I also think things are getting worse. The reason are all those pesky new/better/wonderful ways to install software... that are full of shit. They don't want to learn how to create debian packages, or think they will make some money going that way, or fame/glory/whatever, so they have to invent the wheel again and again. But, while apt is almost the perfect wheel, those new wheels, well, not so much.
Apt is almost perfect, yes, but only as long as you install the software available in the distribution's repositories and, ideally, don't mix the distro releases (that can be done too, but requires experience and understanding).
The core issue with, almost universally, linux package management, is dynamic linking. Once you want to install something that was linked with a library that is not (or no longer is) a part of your distribution, you're screwed.
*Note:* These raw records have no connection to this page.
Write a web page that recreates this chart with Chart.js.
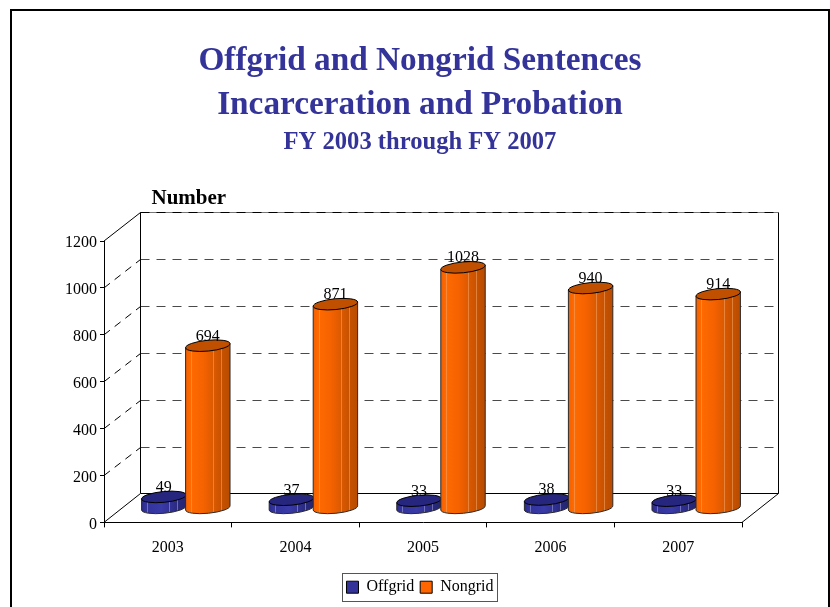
<!DOCTYPE html>
<html>
<head>
<meta charset="utf-8">
<style>html,body{margin:0;padding:0;background:#fff}canvas{display:block}</style>
<script src="https://cdn.jsdelivr.net/npm/chart.js@4"></script>
</head>
<body>
<div style="width:830px;height:607px"><canvas id="c" width="830" height="607"></canvas></div>
<script>
const categories = ['2003','2004','2005','2006','2007'];
const offgrid = [49,37,33,38,33];
const nongrid = [694,871,1028,940,914];
const yTicks = [0,200,400,600,800,1000,1200];
const titleLines = ['Offgrid and Nongrid Sentences','Incarceration and Probation'];
const subtitleText = 'FY 2003 through FY 2007';
const yAxisName = 'Number';
const SERIF = '"Liberation Serif","Times New Roman",serif';
const DEPTH_X = 36.5, DEPTH_Y = -28.5;
const NAVY = '#333399';

const themes = {
  '#333399': {top:'#26267f', stops:[[0,'#2b2b8a'],[0.1,'#33339c'],[0.45,'#3a3aa8'],[0.62,'#323298'],[0.8,'#2a2a80'],[1,'#24246e']], line:'#9a9ad8'},
  '#ff6600': {top:'#c05000', stops:[[0,'#f26000'],[0.12,'#ff6a00'],[0.4,'#f56200'],[0.62,'#dc5a00'],[0.8,'#c85200'],[1,'#b84c00']], line:'#f0a060'}
};
const cylinderRot = -5.5*Math.PI/180;
const midX = 18, midY = -14;

Chart.BarElement.prototype.draw = function(ctx){
  const p = this.getProps(['x','y','base','width']);
  const th = themes[this.options.backgroundColor] || themes['#ff6600'];
  const cx = p.x + midX, rx = p.width/2 + 0.3, ry = 5.4;
  const top = p.y + midY, bot = p.base + midY;
  const sx = Math.cos(cylinderRot)*rx, sy = Math.sin(cylinderRot)*rx;
  ctx.save();
  const side = new Path2D();
  side.moveTo(cx-sx, top-sy);
  side.lineTo(cx-sx, bot-sy);
  side.ellipse(cx, bot, rx, ry, cylinderRot, Math.PI, 0, true);
  side.lineTo(cx+sx, top+sy);
  side.closePath();
  const g = ctx.createLinearGradient(cx-sx,0,cx+sx,0);
  th.stops.forEach(s=>g.addColorStop(s[0],s[1]));
  ctx.fillStyle = g; ctx.fill(side);
  ctx.save(); ctx.clip(side);
  ctx.strokeStyle = th.line; ctx.globalAlpha = 0.6; ctx.lineWidth = 1;
  [0.12,0.62,0.8].forEach(f=>{
    const lx = Math.round(cx-sx+2*sx*f)+0.5;
    ctx.beginPath(); ctx.moveTo(lx,top-10); ctx.lineTo(lx,bot+10); ctx.stroke();
  });
  ctx.restore();
  ctx.strokeStyle = '#2a2a2a'; ctx.lineWidth = 1; ctx.stroke(side);
  ctx.beginPath();
  ctx.ellipse(cx, top, rx, ry, cylinderRot, 0, Math.PI*2);
  ctx.fillStyle = th.top; ctx.fill();
  ctx.strokeStyle = '#000'; ctx.stroke();
  ctx.restore();
};

const frame3d = {
  id:'frame3d',
  beforeDatasetsDraw(chart){
    const {ctx, chartArea:a, scales:{y}} = chart;
    const L=a.left, R=a.right, B=a.bottom, T=a.top;
    ctx.save();
    ctx.lineWidth = 1;
    yTicks.slice(1).forEach(v=>{
      const f = y.getPixelForValue(v);
      const by = Math.floor(f+DEPTH_Y)+0.5;
      if(v===1200){
        ctx.setLineDash([]); ctx.strokeStyle='#777';
        ctx.beginPath(); ctx.moveTo(L+DEPTH_X, by); ctx.lineTo(R+DEPTH_X, by); ctx.stroke();
      }
      ctx.setLineDash([9,7]); ctx.strokeStyle = v===1200?'#000':'#4a4a4a';
      ctx.lineWidth = v===1200?1:1.2;
      ctx.beginPath(); ctx.moveTo(L+DEPTH_X, by); ctx.lineTo(R+DEPTH_X, by); ctx.stroke();
      ctx.lineWidth = 1;
      ctx.setLineDash(v===1200?[]:[7.5,6]); ctx.strokeStyle = '#000';
      ctx.beginPath(); ctx.moveTo(L, f); ctx.lineTo(L+DEPTH_X, by); ctx.stroke();
    });
    ctx.setLineDash([]); ctx.strokeStyle = '#000';
    ctx.beginPath();
    const fy = Math.floor(B+DEPTH_Y)+0.5, ty = Math.floor(T+DEPTH_Y)+0.5;
    ctx.moveTo(L, B); ctx.lineTo(L+DEPTH_X, fy); ctx.lineTo(R+DEPTH_X, fy); ctx.lineTo(R, B);
    ctx.moveTo(L+DEPTH_X, ty); ctx.lineTo(L+DEPTH_X, fy);
    ctx.moveTo(R+DEPTH_X, ty); ctx.lineTo(R+DEPTH_X, fy);
    ctx.stroke();
    ctx.restore();
  },
  beforeDatasetDraw(chart,args){ if(args.index===1) return false; },
  afterDatasetsDraw(chart){
    const {ctx} = chart;
    chart.getDatasetMeta(1).controller.draw();
    ctx.save();
    ctx.font = '16px '+SERIF; ctx.fillStyle = '#000'; ctx.textAlign='center'; ctx.textBaseline='alphabetic';
    chart.data.datasets.forEach((ds,i)=>{
      chart.getDatasetMeta(i).data.forEach((el,j)=>{
        ctx.fillText(String(ds.data[j]), el.x + midX, el.y + midY - 5);
      });
    });
    ctx.restore();
  },
  afterDraw(chart){
    const {ctx, legend, chartArea:a} = chart;
    ctx.save();
    ctx.font = 'bold 21px '+SERIF; ctx.fillStyle='#000'; ctx.textAlign='left'; ctx.textBaseline='alphabetic';
    ctx.fillText(yAxisName, a.left+47.5, 204);
    ctx.strokeStyle='#000'; ctx.lineWidth=2;
    ctx.beginPath(); ctx.moveTo(11,607); ctx.lineTo(11,10); ctx.lineTo(829,10); ctx.lineTo(829,607); ctx.stroke();
    const hb = legend.legendHitBoxes;
    const l = hb[0].left - 4.5, r = hb[hb.length-1].left + hb[hb.length-1].width + 3;
    ctx.strokeStyle='#555'; ctx.lineWidth=1;
    ctx.strokeRect(Math.round(l)+0.5, Math.round(legend.top)+0.5, Math.round(r-l), 28);
    ctx.restore();
  }
};

new Chart(document.getElementById('c'),{
  type:'bar',
  data:{labels:categories,datasets:[
    {label:'Offgrid',data:offgrid,backgroundColor:'#333399',borderColor:'#000',borderWidth:1,clip:false},
    {label:'Nongrid',data:nongrid,backgroundColor:'#ff6600',borderColor:'#000',borderWidth:1,clip:false}
  ]},
  plugins:[frame3d],
  options:{
    responsive:false,animation:false,
    layout:{padding:{left:10,right:0,top:39,bottom:1.8}},
    categoryPercentage:0.69,barPercentage:1,
    plugins:{
      tooltip:{enabled:false},
      title:{display:true,text:titleLines,color:NAVY,font:{family:SERIF,size:33.3,weight:'bold',lineHeight:1.3213},padding:{top:0,bottom:0}},
      subtitle:{display:true,text:subtitleText,color:NAVY,font:{family:SERIF,size:24.6,weight:'bold',lineHeight:1.2},padding:{top:1,bottom:83.5}},
      legend:{display:true,position:'bottom',labels:{color:'#000',font:{family:SERIF,size:16},boxWidth:12,boxHeight:12,padding:6}}
    },
    scales:{
      x:{type:'category',grid:{drawOnChartArea:false,drawTicks:true,tickLength:5,color:'#000'},border:{color:'#000',width:1},
         ticks:{color:'#000',font:{family:SERIF,size:16},padding:11,maxRotation:0},
         afterFit(s){s.height=50.8;}},
      y:{min:0,max:1200,grid:{drawOnChartArea:false,drawTicks:true,tickLength:4,color:'#000'},border:{color:'#000',width:1},
         ticks:{color:'#000',font:{family:SERIF,size:16},stepSize:200,padding:3,labelOffset:2,callback:v=>String(v)},
         afterFit(s){s.width=94;}},
      spacer:{position:'right',display:true,grid:{display:false},border:{display:false},ticks:{display:false},afterFit(s){s.width=88;}}
    }
  }
});
</script>
</body>
</html>
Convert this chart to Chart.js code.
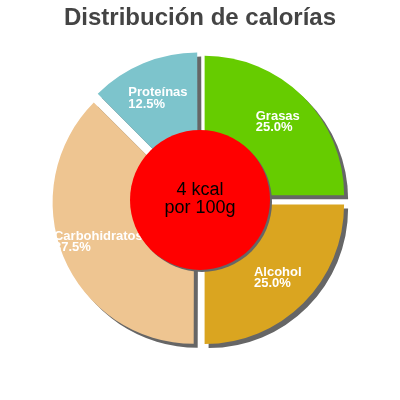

That's where hell begins. It's good if there's a source .deb package: you can usually build a binary package from it using dpkg-buildpackage, and it will be linked against your available libs, and will install just fine. It's worse when you have plain sources. It's terrible when you have just binaries linked against libs in a 5 year old distro.
This is where packaging systems like AppImage can be helpful: they contain statically built binaries with no external dependencies. They will still work in 20 years just like they do today (provided it's the same CPU architecture), unless they depend on some specific kernel calls, which is not typical for general userspace apps. Good luck trying to run anything built for any Linux distro in 2005 today, unless it's a static binary.
I can see why software developers want to bundle their binaries as AppImage: spending time to learn how to build a gazillion different packages for a gazillion of different distros, not to mention another gazillion of their releases, would be insane. Why do that if you can build a universal package (actually several: by the number of target CPU architectures) that will be guaranteed to work on any linux distro?
Linux packaging is perfect as long as you stay strictly within a given distribution's ecosystem. Once you try to take a step outside (and you will, unless you have a purely academical interest in it), it becomes a nightmare.